MARIVIC MAURY began as a practitioner of Kung Fu, but has been a Tai Chi instructor for over a decade. She teaches the Yang style of Tai Chi, a gentle form which is well-suited for people of all physical levels, and is ideal for beginners (although those with more experience can reap benefits as well). She looks forward to helping people find a greater sense of peace and balance in their lives!
PARENTING WITH THE BRAIN IN MIND is a course that shares the powerful tools of mindfulness, restorative discipline, and brain science with parents. The strategies contained in the course will address the need for positive, restorative discipline to be used with children throughout their early years. It will help parents to understand how their child’s brain develops, and demonstrate techniques parents can use to guide their children to greater emotional intelligence, self-control, and focus. Use of these strategies increases cooperation and positive interaction between children, and among children and adults, and are relationship-altering as children grow and learn every day.
PLAYWRITING: FUNDAMENTALS OF STORY-TELLING FOR THE STAGE will introduce students to the major components of writing for the stage, including Dramatic Action, character and play structure. Exercises designed to familiarize students with the tools available to the playwright – and to connect each student with the wellspring of his or her own creativity – will be assigned each week. Students will draft a short play under the guidance of the instructor. Readings of exercises and works-in-progress will take place in each class period. In addition to reading each other’s work, members of the class will also serve as the first test audience for their colleagues.
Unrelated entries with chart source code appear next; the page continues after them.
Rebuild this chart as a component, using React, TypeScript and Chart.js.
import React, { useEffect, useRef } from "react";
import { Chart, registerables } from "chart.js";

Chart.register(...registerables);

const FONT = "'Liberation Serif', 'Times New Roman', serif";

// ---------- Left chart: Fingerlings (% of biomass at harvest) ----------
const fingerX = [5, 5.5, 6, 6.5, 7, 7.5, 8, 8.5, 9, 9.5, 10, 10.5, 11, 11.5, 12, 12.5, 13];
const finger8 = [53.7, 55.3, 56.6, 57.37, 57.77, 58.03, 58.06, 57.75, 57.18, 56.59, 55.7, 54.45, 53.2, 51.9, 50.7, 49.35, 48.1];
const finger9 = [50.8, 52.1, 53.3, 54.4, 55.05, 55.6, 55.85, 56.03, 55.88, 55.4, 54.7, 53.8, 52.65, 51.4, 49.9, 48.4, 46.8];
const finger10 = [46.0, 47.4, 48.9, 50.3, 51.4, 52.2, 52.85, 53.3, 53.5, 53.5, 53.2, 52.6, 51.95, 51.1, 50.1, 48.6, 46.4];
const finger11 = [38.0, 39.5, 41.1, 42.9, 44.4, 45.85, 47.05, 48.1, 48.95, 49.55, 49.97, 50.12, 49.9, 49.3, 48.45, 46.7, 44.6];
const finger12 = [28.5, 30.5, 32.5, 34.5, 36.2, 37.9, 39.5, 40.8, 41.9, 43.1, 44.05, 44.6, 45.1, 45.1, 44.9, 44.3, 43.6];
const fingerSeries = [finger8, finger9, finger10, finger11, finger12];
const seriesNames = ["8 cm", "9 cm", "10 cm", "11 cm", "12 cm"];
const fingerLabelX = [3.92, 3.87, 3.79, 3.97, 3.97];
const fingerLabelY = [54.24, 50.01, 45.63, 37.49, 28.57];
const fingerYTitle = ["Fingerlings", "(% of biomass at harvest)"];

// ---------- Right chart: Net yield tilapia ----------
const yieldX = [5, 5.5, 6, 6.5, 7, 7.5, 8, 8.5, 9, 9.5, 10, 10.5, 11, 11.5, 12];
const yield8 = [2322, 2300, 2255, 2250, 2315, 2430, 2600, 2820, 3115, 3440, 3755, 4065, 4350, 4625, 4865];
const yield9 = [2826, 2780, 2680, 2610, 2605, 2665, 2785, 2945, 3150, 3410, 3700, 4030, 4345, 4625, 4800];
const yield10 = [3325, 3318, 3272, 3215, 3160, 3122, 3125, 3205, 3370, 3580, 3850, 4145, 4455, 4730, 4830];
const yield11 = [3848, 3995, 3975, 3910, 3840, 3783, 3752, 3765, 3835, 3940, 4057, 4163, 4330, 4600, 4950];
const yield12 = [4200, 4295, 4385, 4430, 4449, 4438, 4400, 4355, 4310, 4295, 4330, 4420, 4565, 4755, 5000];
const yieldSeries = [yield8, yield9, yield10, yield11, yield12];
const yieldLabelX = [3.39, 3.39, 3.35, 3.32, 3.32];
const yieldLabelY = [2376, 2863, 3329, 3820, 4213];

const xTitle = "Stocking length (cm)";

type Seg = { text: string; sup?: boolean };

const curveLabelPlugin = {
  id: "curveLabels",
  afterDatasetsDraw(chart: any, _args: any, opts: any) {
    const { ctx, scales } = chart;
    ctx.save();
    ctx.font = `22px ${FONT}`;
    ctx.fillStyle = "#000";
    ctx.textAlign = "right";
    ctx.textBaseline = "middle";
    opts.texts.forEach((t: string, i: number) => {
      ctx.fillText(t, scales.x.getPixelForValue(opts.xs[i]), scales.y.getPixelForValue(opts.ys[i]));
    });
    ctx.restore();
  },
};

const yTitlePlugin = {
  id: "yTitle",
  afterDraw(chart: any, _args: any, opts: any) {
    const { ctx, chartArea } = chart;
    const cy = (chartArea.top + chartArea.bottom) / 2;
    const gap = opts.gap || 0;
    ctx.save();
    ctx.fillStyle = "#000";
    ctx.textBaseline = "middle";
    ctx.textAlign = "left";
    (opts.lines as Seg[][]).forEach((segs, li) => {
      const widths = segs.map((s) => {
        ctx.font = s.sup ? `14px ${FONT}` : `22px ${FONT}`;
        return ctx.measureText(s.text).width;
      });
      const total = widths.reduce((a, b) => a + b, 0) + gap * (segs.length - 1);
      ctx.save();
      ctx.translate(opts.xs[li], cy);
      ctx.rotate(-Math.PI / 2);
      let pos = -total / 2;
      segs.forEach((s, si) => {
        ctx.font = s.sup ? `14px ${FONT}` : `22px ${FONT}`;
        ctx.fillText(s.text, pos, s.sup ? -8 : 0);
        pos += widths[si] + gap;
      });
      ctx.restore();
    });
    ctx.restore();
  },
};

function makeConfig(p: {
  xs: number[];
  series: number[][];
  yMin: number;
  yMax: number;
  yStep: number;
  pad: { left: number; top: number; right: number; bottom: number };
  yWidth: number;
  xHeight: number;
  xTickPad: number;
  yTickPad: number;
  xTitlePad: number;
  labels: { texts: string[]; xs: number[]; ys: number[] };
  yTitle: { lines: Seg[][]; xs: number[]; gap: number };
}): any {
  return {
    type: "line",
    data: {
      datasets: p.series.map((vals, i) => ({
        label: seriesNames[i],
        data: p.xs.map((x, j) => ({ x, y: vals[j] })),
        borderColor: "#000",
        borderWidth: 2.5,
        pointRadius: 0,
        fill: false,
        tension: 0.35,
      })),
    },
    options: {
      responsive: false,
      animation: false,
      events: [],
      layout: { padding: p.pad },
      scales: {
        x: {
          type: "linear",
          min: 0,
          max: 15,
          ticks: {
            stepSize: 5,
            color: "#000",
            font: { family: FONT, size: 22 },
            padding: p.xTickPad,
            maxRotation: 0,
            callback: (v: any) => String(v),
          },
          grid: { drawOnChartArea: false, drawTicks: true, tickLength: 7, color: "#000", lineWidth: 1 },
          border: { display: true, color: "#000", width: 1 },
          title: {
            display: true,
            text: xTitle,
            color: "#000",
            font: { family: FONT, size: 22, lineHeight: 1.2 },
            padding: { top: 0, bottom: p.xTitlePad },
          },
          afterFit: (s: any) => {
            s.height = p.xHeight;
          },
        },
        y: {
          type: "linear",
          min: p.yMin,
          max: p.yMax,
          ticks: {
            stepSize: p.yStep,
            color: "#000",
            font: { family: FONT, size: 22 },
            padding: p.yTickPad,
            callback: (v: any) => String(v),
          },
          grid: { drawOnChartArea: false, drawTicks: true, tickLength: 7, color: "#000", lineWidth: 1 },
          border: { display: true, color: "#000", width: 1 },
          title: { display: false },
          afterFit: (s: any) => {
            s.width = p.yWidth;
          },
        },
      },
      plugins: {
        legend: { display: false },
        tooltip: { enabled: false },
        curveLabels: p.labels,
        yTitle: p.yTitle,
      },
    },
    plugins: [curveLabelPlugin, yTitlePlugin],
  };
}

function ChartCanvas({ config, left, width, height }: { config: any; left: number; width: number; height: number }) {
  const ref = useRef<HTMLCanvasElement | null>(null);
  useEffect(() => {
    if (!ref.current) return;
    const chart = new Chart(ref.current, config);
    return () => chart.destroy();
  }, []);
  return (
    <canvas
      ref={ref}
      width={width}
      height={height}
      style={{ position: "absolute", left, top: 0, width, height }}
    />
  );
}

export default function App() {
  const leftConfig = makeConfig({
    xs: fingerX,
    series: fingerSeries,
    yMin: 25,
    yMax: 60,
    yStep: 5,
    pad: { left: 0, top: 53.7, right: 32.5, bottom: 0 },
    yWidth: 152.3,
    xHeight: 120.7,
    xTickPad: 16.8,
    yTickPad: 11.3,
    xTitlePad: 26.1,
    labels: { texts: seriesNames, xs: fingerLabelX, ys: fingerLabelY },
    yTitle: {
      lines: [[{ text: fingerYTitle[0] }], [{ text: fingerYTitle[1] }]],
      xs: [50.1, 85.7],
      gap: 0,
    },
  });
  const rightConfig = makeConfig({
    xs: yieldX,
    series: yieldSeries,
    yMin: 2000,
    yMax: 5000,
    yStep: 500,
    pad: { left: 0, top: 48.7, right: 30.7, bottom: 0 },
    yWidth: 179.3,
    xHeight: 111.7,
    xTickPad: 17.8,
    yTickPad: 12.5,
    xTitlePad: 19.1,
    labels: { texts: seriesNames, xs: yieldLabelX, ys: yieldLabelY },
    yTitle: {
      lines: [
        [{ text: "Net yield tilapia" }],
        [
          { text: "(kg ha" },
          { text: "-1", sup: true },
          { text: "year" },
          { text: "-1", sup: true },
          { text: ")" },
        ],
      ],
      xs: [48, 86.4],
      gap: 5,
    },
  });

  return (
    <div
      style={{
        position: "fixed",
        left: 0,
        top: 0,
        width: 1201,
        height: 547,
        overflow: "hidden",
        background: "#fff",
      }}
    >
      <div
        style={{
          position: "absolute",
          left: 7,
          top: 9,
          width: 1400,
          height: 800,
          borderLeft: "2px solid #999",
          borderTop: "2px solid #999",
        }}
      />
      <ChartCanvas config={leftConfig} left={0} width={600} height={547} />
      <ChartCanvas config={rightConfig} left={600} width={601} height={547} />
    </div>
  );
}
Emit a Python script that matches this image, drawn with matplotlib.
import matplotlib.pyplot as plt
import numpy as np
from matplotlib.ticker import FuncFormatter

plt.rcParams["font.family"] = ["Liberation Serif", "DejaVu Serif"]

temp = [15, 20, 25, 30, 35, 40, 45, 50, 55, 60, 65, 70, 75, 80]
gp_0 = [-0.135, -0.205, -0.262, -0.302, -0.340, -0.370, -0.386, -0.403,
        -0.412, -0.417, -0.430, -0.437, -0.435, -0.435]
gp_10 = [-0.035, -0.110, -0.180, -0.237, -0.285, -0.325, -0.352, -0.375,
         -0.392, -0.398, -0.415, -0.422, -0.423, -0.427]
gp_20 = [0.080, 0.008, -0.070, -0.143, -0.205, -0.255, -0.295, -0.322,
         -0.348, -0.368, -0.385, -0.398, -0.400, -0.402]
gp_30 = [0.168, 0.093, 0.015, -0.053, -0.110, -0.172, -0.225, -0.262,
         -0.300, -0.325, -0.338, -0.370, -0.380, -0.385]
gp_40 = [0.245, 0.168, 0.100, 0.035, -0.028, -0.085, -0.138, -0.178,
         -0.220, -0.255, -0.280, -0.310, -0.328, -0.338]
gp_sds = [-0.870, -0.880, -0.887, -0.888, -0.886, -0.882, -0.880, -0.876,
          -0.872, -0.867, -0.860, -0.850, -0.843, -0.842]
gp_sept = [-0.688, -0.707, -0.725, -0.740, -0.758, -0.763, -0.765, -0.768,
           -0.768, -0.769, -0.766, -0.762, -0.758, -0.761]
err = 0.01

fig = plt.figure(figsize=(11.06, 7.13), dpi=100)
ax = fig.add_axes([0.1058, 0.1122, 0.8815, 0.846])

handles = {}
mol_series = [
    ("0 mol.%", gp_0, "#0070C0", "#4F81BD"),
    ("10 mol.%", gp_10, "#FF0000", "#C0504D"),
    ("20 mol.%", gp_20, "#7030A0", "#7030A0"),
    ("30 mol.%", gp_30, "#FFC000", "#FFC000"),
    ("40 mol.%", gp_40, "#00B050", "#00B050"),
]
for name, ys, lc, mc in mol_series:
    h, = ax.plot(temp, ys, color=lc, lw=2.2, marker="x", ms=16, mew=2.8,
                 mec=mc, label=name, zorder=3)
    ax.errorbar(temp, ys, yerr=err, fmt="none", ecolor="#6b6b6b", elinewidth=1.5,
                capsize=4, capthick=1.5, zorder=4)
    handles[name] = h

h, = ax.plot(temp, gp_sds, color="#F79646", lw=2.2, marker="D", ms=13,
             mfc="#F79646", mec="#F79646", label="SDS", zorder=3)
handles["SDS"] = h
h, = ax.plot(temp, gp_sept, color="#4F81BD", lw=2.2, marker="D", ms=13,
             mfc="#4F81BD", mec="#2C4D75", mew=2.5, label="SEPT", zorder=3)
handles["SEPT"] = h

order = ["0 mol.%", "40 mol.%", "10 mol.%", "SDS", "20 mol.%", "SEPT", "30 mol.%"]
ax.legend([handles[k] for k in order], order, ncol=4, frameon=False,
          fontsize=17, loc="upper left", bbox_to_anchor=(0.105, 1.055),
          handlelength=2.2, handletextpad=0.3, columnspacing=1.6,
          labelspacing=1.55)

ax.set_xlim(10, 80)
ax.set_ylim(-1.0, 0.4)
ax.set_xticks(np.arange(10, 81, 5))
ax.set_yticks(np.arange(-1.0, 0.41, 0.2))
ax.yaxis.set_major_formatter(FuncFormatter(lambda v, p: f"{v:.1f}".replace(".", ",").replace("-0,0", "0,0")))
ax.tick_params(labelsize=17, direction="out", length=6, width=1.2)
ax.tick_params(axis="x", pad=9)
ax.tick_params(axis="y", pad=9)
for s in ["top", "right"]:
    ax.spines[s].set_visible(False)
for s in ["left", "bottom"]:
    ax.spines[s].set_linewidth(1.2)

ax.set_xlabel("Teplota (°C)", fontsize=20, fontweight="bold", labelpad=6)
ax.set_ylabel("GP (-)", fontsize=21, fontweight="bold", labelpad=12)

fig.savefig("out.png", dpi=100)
WILLIAM C. KOVACSIK holds an M.F.A. in Playwriting from Carnegie Mellon University. He was on the faculty at Carnegie Mellon’s world-renowned theatre conservatory from 1994-2001. Most recently, he served as chair of the Department of Dramatic Writing at New York University’s Tisch Asia graduate program in Singapore. Thirty-one of Mr. Kovacsik’s plays have been seen throughout the United States, the UK, Canada and Asia. He wrote The Masrayana, which received praise from the Chicago Sun-Times and the Chicago Tribune, and went on to win the Joseph Jefferson Citation Award for Best New Play in Chicago, 2005-2006. His play Morisot Reclining was staged by the Boulder Ensemble Theatre Company in the spring of 2009, and was nominated for a Henry Award for Best New Play by the Colorado Theatre Guild and an Ovation Award by the Denver Post. He has had plays published by Playscripts, Inc. (Scales of Justice), the Next Stage Press (Morisot Reclining), and Pint-Sized Plays (Bottle For a Special Occasion).